The last phase of the talks begun on Thursday veered from grueling to dramatic, in terms of both content and atmosphere. The simmering tensions between the Greens and the CSU, in particular, were reignited. Although the negotiations are confidential, the parties haven't been hiding their differences from the press - in fact, it looks as though they're airing their grievances openly so they can blame each other in the event that the preliminary talks fail.
Insiders have also let slip to the press that negotiators keep returning to issues that were supposedly resolved, such as European issues and climate change . Financial issues are also proving highly divisive, with the FDP, for example, insisting that the proposal to reduce solidarity payments to eastern states by 8 to 12 billion euros within the next four years does not go far enough. The FDP would like to see the income tax surcharge, which was introduced over 25 years ago to help rebuild the states which once constituted East Germany, abolished completely.
'On Key Issues, We're No Further'
But, as expected, the issue causing the biggest headache is the refugee question, specifically, the question as to whether refuges who have been granted asylum should have the right to bring immediate family members to Germany as well.
The left-leaning Greens, on the one hand, and the CSU, which takes a hardline approach on the other, are failing to find much, if any, common ground on this issue. Growing animosity led to the talks actually being halted and the subject changed to finance. In general, the exploratory talks have been irregular, with issues sometimes discussed in small groups, sometimes in larger groups - and sometimes even on a one-to-one basis. None of these constellations have resulted in progress.
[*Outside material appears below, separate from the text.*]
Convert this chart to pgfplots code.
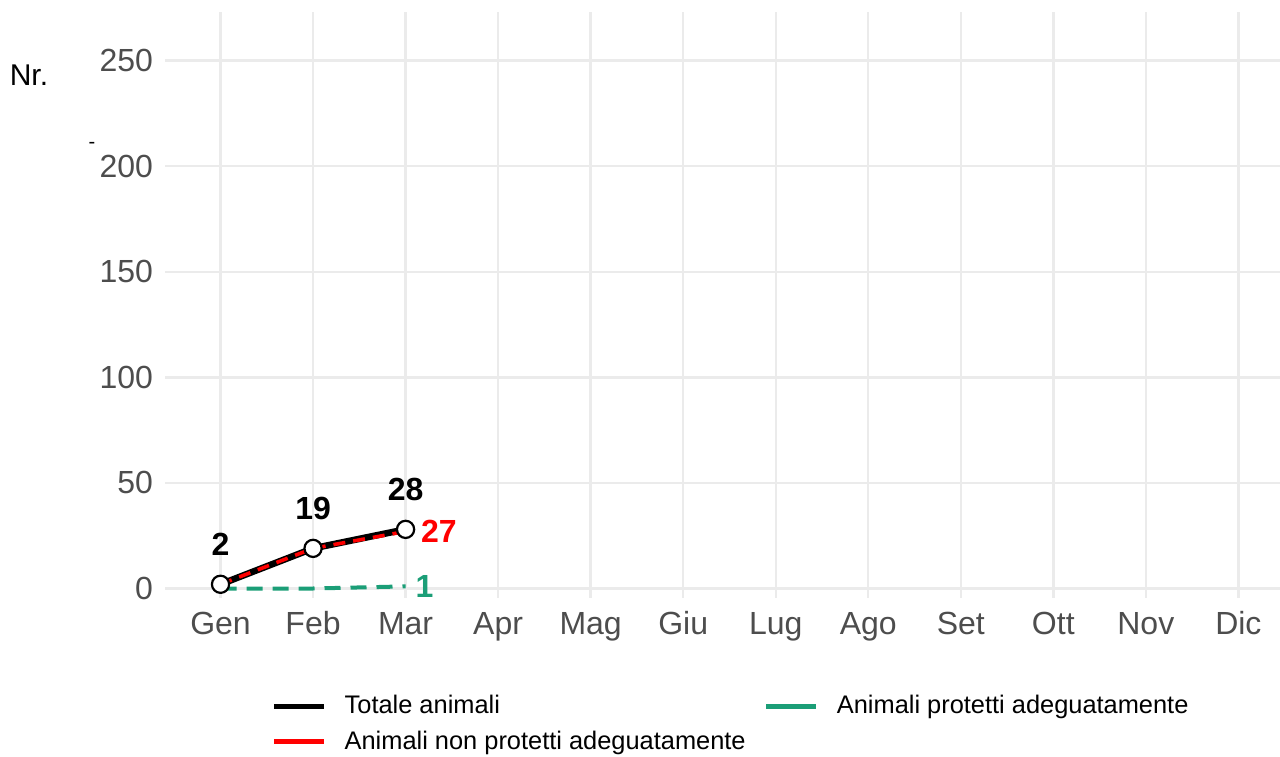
\documentclass[border=0pt]{standalone}
\usepackage{fontspec}
\setmainfont{Liberation Sans}
\usepackage{pgfplots}
\pgfplotsset{compat=1.18}
\definecolor{gridc}{HTML}{EBEBEB}
\definecolor{tickc}{HTML}{4D4D4D}
\definecolor{greenc}{HTML}{1B9E77}
\definecolor{redc}{HTML}{FF0000}
\begin{document}
\begin{tikzpicture}
\useasboundingbox (0,0) rectangle (640pt,378pt);
\begin{axis}[
  at={(82.5pt,79pt)}, anchor=south west,
  scale only axis, width=557.5pt, height=293pt,
  xmin=0.4, xmax=12.45, ymin=-4.5, ymax=273,
  xtick={1,...,12},
  xticklabels={Gen,Feb,Mar,Apr,Mag,Giu,Lug,Ago,Set,Ott,Nov,Dic},
  ytick={0,50,100,150,200,250},
  axis line style={draw=none}, major tick length=0pt,
  grid=major, grid style={gridc, line width=1.2pt},
  tick label style={font=\fontsize{16}{18}\selectfont, text=tickc},
  xticklabel style={text height=11.5pt, text depth=3pt, yshift=-3pt},
  yticklabel style={xshift=-2.5pt},
  /pgf/number format/assume math mode=true,
  legend columns=2,
  legend cell align=left,
  legend style={at={(0.5085,-0.152)}, anchor=north, draw=none, fill=none,
    font=\fontsize{12.7}{14}\selectfont, row sep=3pt,
    /tikz/every odd column/.append style={column sep=7pt},
    /tikz/every even column/.append style={column sep=7pt}},
  legend image code/.code={\draw[#1] (0pt,0pt) -- (25pt,0pt);},
  clip=false,
]
\addlegendimage{black, line width=2.6pt}
\addlegendentry{Totale animali}
\addlegendimage{greenc, line width=2.6pt}
\addlegendentry{Animali protetti adeguatamente}
\addlegendimage{redc, line width=2.6pt}
\addlegendentry{Animali non protetti adeguatamente}

% Animali protetti adeguatamente
\addplot[forget plot, greenc, line width=2pt, dash pattern=on 8pt off 5pt, mark=none]
  coordinates {(1,0) (2,0) (3,1)};
% Totale animali
\addplot[forget plot, black, line width=3.3pt, mark=none]
  coordinates {(1,2) (2,19) (3,28)};
% Animali non protetti adeguatamente
\addplot[forget plot, redc, line width=1.8pt, dash pattern=on 6pt off 4pt, mark=none]
  coordinates {(1,2) (2,19) (3,27)};
% markers + labels for total
\addplot[forget plot, only marks, mark=*, mark size=4.3pt,
  mark options={fill=white, draw=black, line width=1.1pt},
  nodes near coords, point meta=y,
  nodes near coords style={font=\bfseries\fontsize{16}{18}\selectfont, text=black, anchor=center, yshift=20pt}]
  coordinates {(1,2) (2,19) (3,28)};
% end labels
\addplot[forget plot, draw=none, mark=none, nodes near coords, point meta=y,
  nodes near coords style={font=\bfseries\fontsize{16}{18}\selectfont, text=redc, anchor=west, xshift=4.2pt}]
  coordinates {(3,27)};
\addplot[forget plot, draw=none, mark=none, nodes near coords, point meta=y,
  nodes near coords style={font=\bfseries\fontsize{16}{18}\selectfont, text=greenc, anchor=west, xshift=1.5pt}]
  coordinates {(3,1)};
\end{axis}
\node at (14.5pt,340.5pt) {\fontsize{15}{17}\selectfont Nr.};
\node at (46pt,305.5pt) {\fontsize{10}{12}\selectfont -};
\end{tikzpicture}
\end{document}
Still, the parties didn't spend the whole time arguing. While Merkel, Lindner, CSU leader Horst Seehofer, Göring-Eckart and Özdemir consulted for almost two hours behind closed doors, the other negotiators got to mingle. CDU politicians were spotted in the Green' office, apparently playing cards. Out of boredom, others counted square brackets - signifying points of contention - in the 62-page draft of the consultation paper. By daybreak, there were quite a few. And everyone tried to gauge facial expressions. At 2 a.m., the chancellor, it was rumored, "definitely smiled," according to one FDP insider.
But what happens next? "Regarding key issues we're basically no further along than we were four weeks ago, which is extraordinary," said Kubicki at 4:30 a.m. "We are confident that we can find agreement if we want to," said Peter Altmaier, Merkel's chief of staff.
The next round of exploratory talks will reveal whether they do want to. It now remains to be seen if going into overtime will help Germany's politicians do what's needed to start forming a government. If they don't, fresh elections will have to be called.